In the first line of “Green Light,” we learn that Lorde is on the move: “I do my makeup in/ somebody else’s car.” Lorde is no longer trapped in the confines of a New Zealand suburb. She’s kinetic, and you can hear it in the music. There is a pulse in “Green Light” that is absent from her previous work. As the beat builds, Lorde establishes herself as a genuine master of pop tracks, the synths and piano mingle in a shimmer of sound, and by the time the chorus hits it’s sublime.

The eventual key change is like sonic Instagram slime, a little strange and a little senseless, but full of spine-tingling satisfaction. Pop writer Max Martin, who has co-written songs for Britney Spears and the Backstreet Boys, referred to “Green Light” as “incorrect song-writing,” but that just makes it even more wonderful — a pensive pop banger that defies rules and industry standards.

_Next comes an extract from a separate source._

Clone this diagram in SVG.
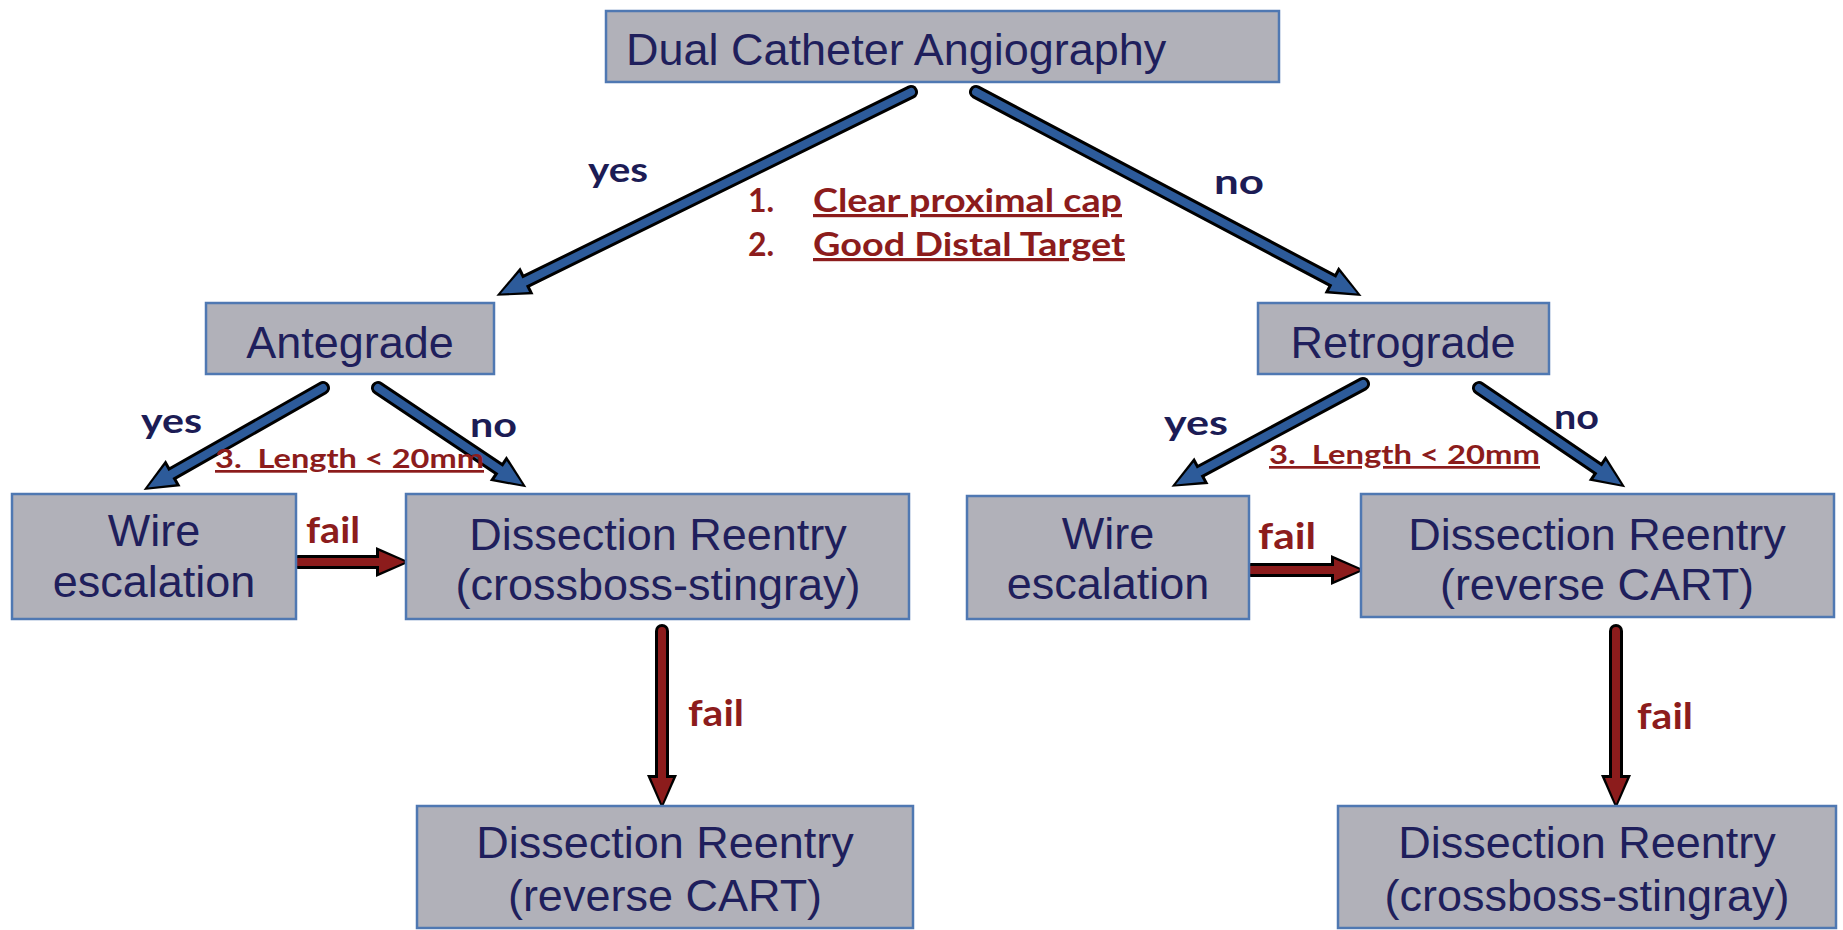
<svg xmlns="http://www.w3.org/2000/svg" width="1843" height="930" viewBox="0 0 1843 930">
<style>
.box{fill:#b1b1b9;stroke:#4f78b2;stroke-width:2.5}
.nt{font-family:"Liberation Sans",Arial,sans-serif;font-size:45px;fill:#1f1f5c;text-anchor:middle}
.lbl{font-family:Lato,"Open Sans",sans-serif;font-weight:bold;font-size:35px;fill:#1c1c55}
.red{font-family:Lato,"Open Sans",sans-serif;font-weight:bold;fill:#8c1c1c}
.ul{text-decoration:underline}
.kb{stroke:#000;stroke-width:14;stroke-linecap:round;fill:none}
.bl{stroke:#2d5b9a;stroke-width:8;stroke-linecap:round;fill:none}
.rd{stroke:#8c1c1c;stroke-width:8;stroke-linecap:round;fill:none}
</style>
<defs>
<marker id="hk" markerUnits="userSpaceOnUse" viewBox="-10 -20 40 40" markerWidth="40" markerHeight="40" refX="0" refY="0" orient="auto">
<path d="M-6,-15 L28,0 L-6,15 z" fill="#000"/>
</marker>
<marker id="hb" markerUnits="userSpaceOnUse" viewBox="-10 -20 40 40" markerWidth="40" markerHeight="40" refX="0" refY="0" orient="auto">
<path d="M-3,-11 L23,0 L-3,11 z" fill="#2d5b9a"/>
</marker>
<marker id="hr" markerUnits="userSpaceOnUse" viewBox="-10 -20 40 40" markerWidth="40" markerHeight="40" refX="0" refY="0" orient="auto">
<path d="M-3,-11 L23,0 L-3,11 z" fill="#8c1c1c"/>
</marker>
</defs>
<rect width="1843" height="930" fill="#fff"/>

<g id="connectors">
<g id="c-top-yes"><line class="kb" x1="911" y1="92" x2="521.5" y2="283.4" marker-end="url(#hk)"/><line class="bl" x1="911" y1="92" x2="521.5" y2="283.4" marker-end="url(#hb)"/></g>
<g id="c-top-no"><line class="kb" x1="976" y1="92" x2="1336.8" y2="282.8" marker-end="url(#hk)"/><line class="bl" x1="976" y1="92" x2="1336.8" y2="282.8" marker-end="url(#hb)"/></g>
<g id="c-ante-yes"><line class="kb" x1="323" y1="388" x2="167.9" y2="476.1" marker-end="url(#hk)"/><line class="bl" x1="323" y1="388" x2="167.9" y2="476.1" marker-end="url(#hb)"/></g>
<g id="c-ante-no"><line class="kb" x1="378" y1="388" x2="503.1" y2="471.7" marker-end="url(#hk)"/><line class="bl" x1="378" y1="388" x2="503.1" y2="471.7" marker-end="url(#hb)"/></g>
<g id="c-retro-yes"><line class="kb" x1="1363" y1="384" x2="1196.1" y2="473.6" marker-end="url(#hk)"/><line class="bl" x1="1363" y1="384" x2="1196.1" y2="473.6" marker-end="url(#hb)"/></g>
<g id="c-retro-no"><line class="kb" x1="1479" y1="388" x2="1602.1" y2="471.5" marker-end="url(#hk)"/><line class="bl" x1="1479" y1="388" x2="1602.1" y2="471.5" marker-end="url(#hb)"/></g>
<g id="c-fail-l"><line class="kb" x1="298" y1="562" x2="382" y2="562" marker-end="url(#hk)"/><line class="rd" x1="298" y1="562" x2="382" y2="562" marker-end="url(#hr)"/></g>
<g id="c-fail-r"><line class="kb" x1="1251" y1="570" x2="1337" y2="570" marker-end="url(#hk)"/><line class="rd" x1="1251" y1="570" x2="1337" y2="570" marker-end="url(#hr)"/></g>
<g id="c-fail-vl"><line class="kb" x1="662" y1="631" x2="662" y2="781" marker-end="url(#hk)"/><line class="rd" x1="662" y1="631" x2="662" y2="781" marker-end="url(#hr)"/></g>
<g id="c-fail-vr"><line class="kb" x1="1616" y1="631" x2="1616" y2="781" marker-end="url(#hk)"/><line class="rd" x1="1616" y1="631" x2="1616" y2="781" marker-end="url(#hr)"/></g>
</g>

<g id="labels">
<text class="lbl" x="588" y="182" textLength="60" lengthAdjust="spacingAndGlyphs">yes</text>
<text class="lbl" x="1214" y="194" textLength="50" lengthAdjust="spacingAndGlyphs">no</text>
<text class="red" x="748" y="212" font-size="32">1.</text>
<text class="red ul" x="813" y="212" font-size="32" textLength="309" lengthAdjust="spacingAndGlyphs">Clear proximal cap</text>
<text class="red" x="748" y="256" font-size="32">2.</text>
<text class="red ul" x="813" y="256" font-size="32" textLength="312" lengthAdjust="spacingAndGlyphs">Good Distal Target</text>
<text class="lbl" x="141" y="433" textLength="61" lengthAdjust="spacingAndGlyphs">yes</text>
<text class="lbl" x="470" y="437" textLength="47" lengthAdjust="spacingAndGlyphs">no</text>
<text class="red ul" x="215" y="468" font-size="27" textLength="269" lengthAdjust="spacingAndGlyphs" xml:space="preserve">3.  Length &lt; 20mm</text>
<text class="lbl" x="1164" y="435" textLength="64" lengthAdjust="spacingAndGlyphs">yes</text>
<text class="lbl" x="1554" y="429" textLength="45" lengthAdjust="spacingAndGlyphs">no</text>
<text class="red ul" x="1269" y="464" font-size="27" textLength="271" lengthAdjust="spacingAndGlyphs" xml:space="preserve">3.  Length &lt; 20mm</text>
<text class="red" x="306" y="543" font-size="37" textLength="54" lengthAdjust="spacingAndGlyphs">fail</text>
<text class="red" x="1258" y="549" font-size="37" textLength="58" lengthAdjust="spacingAndGlyphs">fail</text>
<text class="red" x="688" y="726" font-size="37" textLength="56" lengthAdjust="spacingAndGlyphs">fail</text>
<text class="red" x="1637" y="729" font-size="37" textLength="56" lengthAdjust="spacingAndGlyphs">fail</text>
</g>

<g id="n-dual"><rect class="box" x="606" y="11" width="673" height="71"/><text class="nt" x="626" y="65" style="text-anchor:start">Dual Catheter Angiography</text></g>
<g id="n-ante"><rect class="box" x="206" y="303" width="288" height="71"/><text class="nt" x="350" y="358">Antegrade</text></g>
<g id="n-retro"><rect class="box" x="1258" y="303" width="291" height="71"/><text class="nt" x="1403" y="358">Retrograde</text></g>
<g id="n-wire-l"><rect class="box" x="12" y="494" width="284" height="125"/><text class="nt" x="154" y="546">Wire</text><text class="nt" x="154" y="597">escalation</text></g>
<g id="n-dr-l"><rect class="box" x="406" y="494" width="503" height="125"/><text class="nt" x="658" y="550">Dissection Reentry</text><text class="nt" x="658" y="600">(crossboss-stingray)</text></g>
<g id="n-wire-r"><rect class="box" x="967" y="496" width="282" height="123"/><text class="nt" x="1108" y="549">Wire</text><text class="nt" x="1108" y="599">escalation</text></g>
<g id="n-dr-r"><rect class="box" x="1361" y="494" width="473" height="123"/><text class="nt" x="1597" y="550">Dissection Reentry</text><text class="nt" x="1597" y="600">(reverse CART)</text></g>
<g id="n-dr-bl"><rect class="box" x="417" y="806" width="496" height="122"/><text class="nt" x="665" y="858">Dissection Reentry</text><text class="nt" x="665" y="911">(reverse CART)</text></g>
<g id="n-dr-br"><rect class="box" x="1338" y="806" width="498" height="122"/><text class="nt" x="1587" y="858">Dissection Reentry</text><text class="nt" x="1587" y="911">(crossboss-stingray)</text></g>
</svg>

Lorde’s reverence for pop music is still intact, however. She told Jonah Martin of the New York Times: “A lot of musicians think they can do pop, and the ones who don’t succeed are the ones who don’t have the reverence — who think it’s just a dumb version of other music. You need to be awe-struck.”

“Melodrama” is a record that will leave the listener firmly awe-struck. If “Pure Heroine,” was a record of suburbs and and teenage daydreams, then “Melodrama” is a record of the world. There’s a newfound awareness that doesn’t appear jaded, even in post break-up tracks like “Liability” or “Loveless.”

The solitary moments of the record are incendiary. “Writer in the Dark” could stand side by side with a Kate Bush track. Lorde’s sing-song vocals vacillate between a joke and a lament, coupled with listless piano and a string-soaked chorus. Lorde wails,”I am my mother’s child/ I’ll love you ‘till my breathing stops/ I’ll love you ‘till you call the cops on me.”

In “Supercut,” Lorde ruminates on the exact moment of rupture in a relationship singing, “In my head I do everything right/ when you call/ I forgive/ and I fight,” beneath scintillating synths. In the bridge Lorde breaks, throwing the “h” in “heart” into a yell. It’s introspective moments like these that anchor the record, but the moments of connection are also lush and beautiful.

“The Louvre” details the initial overpowering magic of a new relationship as Lorde sings, “blow all my friendships/ to sit in hell with you.” It’s the perfect summer fling anthem; this song wants joy to consume you, with tight anticipatory guitar riffs. The final chords segue into triumphant synth-y chords, like a true eighties power ballad. Best Coast’s Bethany Consentino called the track, “The song of my angst-y teenage girl dreams,” on her Twitter.

Still, there is an ever-present loneliness throughout this record. It clings to the tracks like hints of incense on a thrift store dress. So much of this record follows Lorde in her home or other private spaces, whether she’s dancing alone in “Liability” or putting “flowers in all my rooms” in “Hard Feelings.”

The final track, “Perfect Places,” is the antithesis of top 40 live-fast-die-young teen anthems. It’s a song about the imperfect refuge of a party. As Lorde explained: “Another big realization of the last year for me. I think I’m partying so much because I’m just dreading sitting at home by myself hearing my thoughts hit the walls.’” This anxiety towards loneliness is the crux of “Melodrama.” We can party and fill our lives with senseless hook-ups, but that won’t fix everything. “Melodrama” is a record about learning to live with uncertainty, because, really, what the fuck are perfect places?